Hire Slow, Fire Fast
Full circle, managing and engaging your staff starts with the interview process. Interviewing is an art I am still learning about. We hire as a team. All new recruits meet everyone. Even if you only have one other employee, make sure they spend time getting to know the candidate. Later we talk about the prospective new hire. This way we all learn how to recognize desirable skills and character that will strengthen our culture. Other strategies and rules for interviewing we abide by are. Never hire the same day as an interview. Always set up tests to see if they can do the job, invite them to spend the day with us. Do not hire in desperation. Make sure the candidate talks more than the interviewer, take our time until we find the right candidate. That last one is the most important. Hire slow.
A bad hire costs you more than the cost of their training. It involves the cost of your time, your energy, your staff’s energy and can even destroy the culture you worked so hard to build. According to the U.S. Department of Labor, the average cost for each bad hire can equal 30 percent of that individual’s annual earnings. A bad hire who makes $13.00 an hour and puts in 35 hours a week can cost you $7000! YIKES!! Once they are in your employee and you know they are a bad fit, fire fast. Keeping a bad fit on staff keeps you from actively finding another staff member. Make room for the right hire to be found. Good fits that suddenly become bad fits are even more dangerous. They can cause a lot of chaos that you really can’t afford. One disgruntled employee can destroy teams, reputation, good will, property and steal from you. Fire fast! It is tempting to micromanage.
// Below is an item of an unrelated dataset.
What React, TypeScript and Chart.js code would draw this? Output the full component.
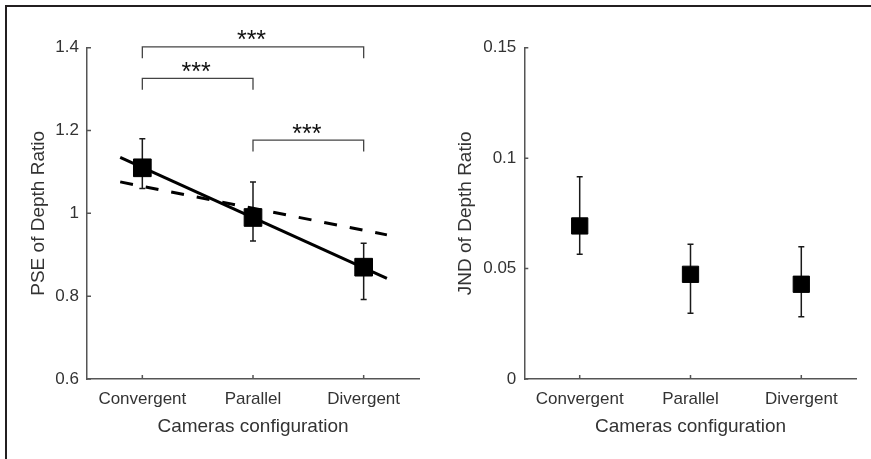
import React, { useEffect, useRef } from "react";
import { Chart, registerables } from "chart.js";
Chart.register(...registerables);

// ---------------- data ----------------
const categories = ["Convergent", "Parallel", "Divergent"];

const pseMean = [1.11, 0.99, 0.87];
const pseUpper = [1.18, 1.076, 0.928];
const pseLower = [1.06, 0.933, 0.792];
const fitX = [0.8, 3.21];
const pseFitSolid = [1.135, 0.843];
const pseFitDashed = [1.076, 0.948];
const pseTicks = [0.6, 0.8, 1, 1.2, 1.4];

const sigPairs = [
  [1, 3],
  [1, 2],
  [2, 3],
];
const sigLevels = [1.402, 1.326, 1.177];
const sigLabels = ["***", "***", "***"];

const jndMean = [0.0693, 0.0474, 0.0429];
const jndUpper = [0.0916, 0.061, 0.0599];
const jndLower = [0.0565, 0.0298, 0.0282];
const jndTicks = [0, 0.05, 0.1, 0.15];

// ---------------- style ----------------
const FONT = "'Liberation Sans', Arial, Helvetica, sans-serif";
const TEXT = "#333333";
const AXIS = "#555555";
const INK = "#111111";

Chart.defaults.font.family = FONT;

function errorBarPlugin(upper: number[], lower: number[]) {
  return {
    id: "errbars",
    beforeDatasetsDraw(chart: any) {
      const { ctx, scales } = chart;
      const x = scales.x;
      const y = scales.y;
      ctx.save();
      ctx.strokeStyle = "#1a1a1a";
      ctx.lineWidth = 1.5;
      upper.forEach((u, i) => {
        const px = x.getPixelForValue(i + 1);
        const pu = y.getPixelForValue(u);
        const pl = y.getPixelForValue(lower[i]);
        ctx.beginPath();
        ctx.moveTo(px, pu);
        ctx.lineTo(px, pl);
        ctx.moveTo(px - 3, pu);
        ctx.lineTo(px + 3, pu);
        ctx.moveTo(px - 3, pl);
        ctx.lineTo(px + 3, pl);
        ctx.stroke();
      });
      ctx.restore();
    },
  };
}

function tickMarkPlugin(xTicks: number[], yTicks: number[]) {
  return {
    id: "tickmarks",
    afterDraw(chart: any) {
      const { ctx, scales, chartArea } = chart;
      ctx.save();
      ctx.strokeStyle = AXIS;
      ctx.lineWidth = 1.5;
      ctx.beginPath();
      xTicks.forEach((v) => {
        const px = scales.x.getPixelForValue(v);
        ctx.moveTo(px, chartArea.bottom);
        ctx.lineTo(px, chartArea.bottom - 4);
      });
      yTicks.forEach((v) => {
        const py = scales.y.getPixelForValue(v);
        ctx.moveTo(chartArea.left, py);
        ctx.lineTo(chartArea.left + 4, py);
      });
      ctx.stroke();
      ctx.restore();
    },
  };
}

function sigPlugin() {
  return {
    id: "sig",
    afterDraw(chart: any) {
      const { ctx, scales } = chart;
      ctx.save();
      ctx.strokeStyle = "#444";
      ctx.lineWidth = 1.3;
      ctx.fillStyle = INK;
      ctx.font = `25px ${FONT}`;
      ctx.textAlign = "center";
      ctx.textBaseline = "alphabetic";
      sigPairs.forEach((p, i) => {
        const x1 = scales.x.getPixelForValue(p[0]);
        const x2 = scales.x.getPixelForValue(p[1]);
        const py = scales.y.getPixelForValue(sigLevels[i]);
        ctx.beginPath();
        ctx.moveTo(x1, py + 11.5);
        ctx.lineTo(x1, py);
        ctx.lineTo(x2, py);
        ctx.lineTo(x2, py + 11.5);
        ctx.stroke();
        ctx.fillText(sigLabels[i], (x1 + x2) / 2 - 1.5, py + 1.5);
      });
      ctx.restore();
    },
  };
}

function makeConfig(opts: {
  mean: number[];
  upper: number[];
  lower: number[];
  yTicks: number[];
  yTitle: string;
  padRight: number;
  yWidth: number;
  yTitlePad: number;
  radius: number;
  extraDatasets: any[];
  extraPlugins: any[];
}) {
  const tickFont = { family: FONT, size: 17 };
  const titleFont = { family: FONT, size: 19 };
  return {
    type: "scatter",
    data: {
      datasets: [
        {
          type: "scatter",
          data: opts.mean.map((v, i) => ({ x: i + 1, y: v })),
          pointStyle: "rect",
          pointRadius: opts.radius,
          pointHoverRadius: opts.radius,
          backgroundColor: "#000",
          borderColor: "#000",
          borderWidth: 1,
          order: 0,
        },
        ...opts.extraDatasets,
      ],
    },
    options: {
      animation: false,
      responsive: false,
      events: [],
      layout: { padding: { left: 0, right: opts.padRight, top: 47.7, bottom: 0 } },
      plugins: { legend: { display: false }, tooltip: { enabled: false } },
      scales: {
        x: {
          type: "linear",
          min: 0.5,
          max: 3.5,
          afterBuildTicks: (s: any) => {
            s.ticks = categories.map((_, i) => ({ value: i + 1 }));
          },
          afterFit: (s: any) => {
            s.height = 80;
          },
          ticks: {
            callback: (v: number) => categories[Math.round(v) - 1],
            font: tickFont,
            color: TEXT,
            padding: 10,
            autoSkip: false,
            maxRotation: 0,
          },
          grid: { display: false, drawTicks: false },
          border: { display: true, color: AXIS, width: 1.5 },
          title: {
            display: true,
            text: "Cameras configuration",
            font: titleFont,
            color: TEXT,
            padding: { top: 0, bottom: 20.6 },
          },
        },
        y: {
          type: "linear",
          min: opts.yTicks[0],
          max: opts.yTicks[opts.yTicks.length - 1],
          afterBuildTicks: (s: any) => {
            s.ticks = opts.yTicks.map((v) => ({ value: v }));
          },
          afterFit: (s: any) => {
            s.width = opts.yWidth;
          },
          ticks: {
            callback: (v: number) => String(+v.toFixed(2)),
            font: tickFont,
            color: TEXT,
            padding: 8,
          },
          grid: { display: false, drawTicks: false },
          border: { display: true, color: AXIS, width: 1.5 },
          title: {
            display: true,
            text: opts.yTitle,
            font: titleFont,
            color: TEXT,
            padding: { top: opts.yTitlePad, bottom: 0 },
          },
        },
      },
    },
    plugins: [
      errorBarPlugin(opts.upper, opts.lower),
      tickMarkPlugin([1, 2, 3], opts.yTicks),
      ...opts.extraPlugins,
    ],
  };
}

function Panel(props: { left: number; width: number; config: any }) {
  const ref = useRef<HTMLCanvasElement | null>(null);
  useEffect(() => {
    if (!ref.current) return;
    const chart = new Chart(ref.current, props.config);
    return () => chart.destroy();
  }, []);
  return (
    <canvas
      ref={ref}
      width={props.width}
      height={459}
      style={{
        position: "absolute",
        left: props.left,
        top: 0,
        width: props.width,
        height: 459,
      }}
    />
  );
}

export default function App() {
  const leftConfig = makeConfig({
    mean: pseMean,
    upper: pseUpper,
    lower: pseLower,
    yTicks: pseTicks,
    yTitle: "PSE of Depth Ratio",
    padRight: 21,
    yWidth: 87,
    yTitlePad: 26.9,
    radius: 12.5,
    extraDatasets: [
      {
        type: "line",
        data: fitX.map((x, i) => ({ x, y: pseFitSolid[i] })),
        borderColor: "#000",
        borderWidth: 3,
        pointRadius: 0,
        fill: false,
        order: 1,
      },
      {
        type: "line",
        data: fitX.map((x, i) => ({ x, y: pseFitDashed[i] })),
        borderColor: "#000",
        borderWidth: 3,
        borderDash: [13, 13],
        pointRadius: 0,
        fill: false,
        order: 2,
      },
    ],
    extraPlugins: [sigPlugin()],
  });
  const rightConfig = makeConfig({
    mean: jndMean,
    upper: jndUpper,
    lower: jndLower,
    yTicks: jndTicks,
    yTitle: "JND of Depth Ratio",
    padRight: 14.3,
    yWidth: 84.3,
    yTitlePad: 14.6,
    radius: 11.5,
    extraDatasets: [],
    extraPlugins: [],
  });
  return (
    <div
      style={{
        position: "absolute",
        left: 0,
        top: 0,
        width: 871,
        height: 459,
        background: "#fff",
        overflow: "hidden",
      }}
    >
      <Panel left={0} width={440} config={leftConfig} />
      <Panel left={440} width={431} config={rightConfig} />
      <div style={{ position: "absolute", left: 5, top: 5, width: 866, height: 2, background: "#231f20" }} />
      <div style={{ position: "absolute", left: 5, top: 5, width: 2, height: 454, background: "#231f20" }} />
    </div>
  );
}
Business owners often fear the shortcomings of their own staff, not trusting that they will do the job. This will cause you to believe you need to control everything and in turn exhaust and potentially turn you against your staff. When you put a system in place that is measurable, the amount of energy you spend on constant supervision decreases. Effective systems have measurables so when you check the numbers, they tell you a story about the key areas in your business. When you have a formal system with training checklists, schedules, regular check-ins, it creates a culture of accountability, trust, and professionalism. When the rules are known by all, the game is much more fun to play.